If a dismissal is deemed discriminatory, courts may order:
- Reinstatement, or
- Compensation, which may include uncapped equitable compensation
Consequences of wrongful dismissal
If an employer fails to comply with termination laws in the Netherlands, courts may order:
- Reinstatement to the original role
- Back pay covering the entire period since dismissal
- Payment of the statutory transition payment
- Additional equitable compensation
Dutch courts, particularly the subdistrict court (kantonrechter), strictly enforce both substantive and procedural compliance. Failures such as skipping approval from the UWV or omitting the mandatory reflection period in a settlement agreement are treated as seriously as wrongful dismissal itself.
How Multiplier handles termination in the Netherlands
The Netherlands’ Civil Code creates a dense procedural framework that catches foreign employers off guard, particularly those used to at-will employment markets where a two-week notice and a final paycheck close the matter cleanly.
In the Netherlands, the same action requires selecting the right dismissal route, obtaining prior UWV or court approval, observing the statutory notice period, calculating the transition payment correctly, and including mandatory clauses in any settlement agreement.
Multiplier’s employer of record (EOR) service manages the entire termination process. Our Netherlands-based legal team reviews each termination request, confirms the legal basis and correct route, and calculates every component of the transition payment, including the 2025 cap and proportional accrual for partial years.
We prepare the settlement agreement or UWV file, coordinate works council consultation, and manage WMCO notifications where collective redundancy thresholds apply. Final settlement is processed within the statutory one-month window.
Companies using Multiplier avoid the most common pitfalls: selecting the wrong dismissal route, omitting the reflection period clause, miscalculating the transition payment, and missing the WMCO notification. The process is managed end-to-end; you make the business decision, and we handle the legal execution.
Navigate the Netherlands’ complex termination laws with confidence. Book a demo with Multiplier today.
FAQs
What is the biggest legal risk when terminating employees in the Netherlands?
Selecting the wrong dismissal route or missing the prior approval requirement.

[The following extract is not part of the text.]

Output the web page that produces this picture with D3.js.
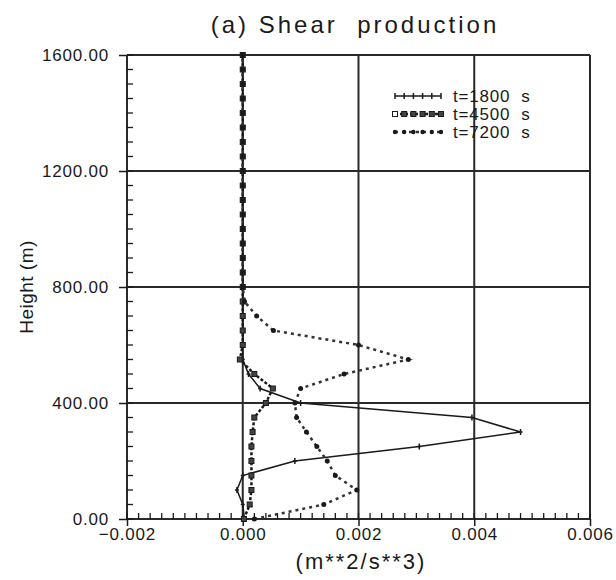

Terminating without UWV or court approval renders the dismissal void; the employee remains legally employed and is entitled to full back pay.
How does the transition payment work in the Netherlands?
Every employee dismissed at the employer's initiative is entitled to one-third of a gross monthly salary per year of service, with a 2025 statutory cap of €98,000 or one annual salary. Accrual starts from day one; there is no minimum service requirement.
Can employers terminate employees in the Netherlands without going through the UWV?
Only for urgent cause dismissals, probationary dismissals, and mutual settlement agreements. For business, economic, or personal grounds, UWV or court approval is mandatory.
What deadlines must employers follow for final settlement in the Netherlands?
Transition payment: within one month of contract end. Outstanding salary: on the regular payroll date. Unused statutory leave: paid out at termination. Missing the transition payment deadline triggers statutory interest.
How does Multiplier reduce termination risks in the Netherlands?
Multiplier verifies the correct route, calculates accurate transition payments, prepares compliant settlement agreements with the reflection period clause, and manages UWV and WMCO notifications.
What must a valid settlement agreement include under Dutch law?
A valid vaststellingsovereenkomst must be in writing, state that the termination is not the employee's fault (to preserve WW eligibility), include the statutory 14-day reflection period, specify the agreed termination date, and set out the transition payment or agreed severance amount.
Can Multiplier handle disputes after termination in the Netherlands?
Yes. Multiplier's in-country legal team manages responses to court petitions and labor claims.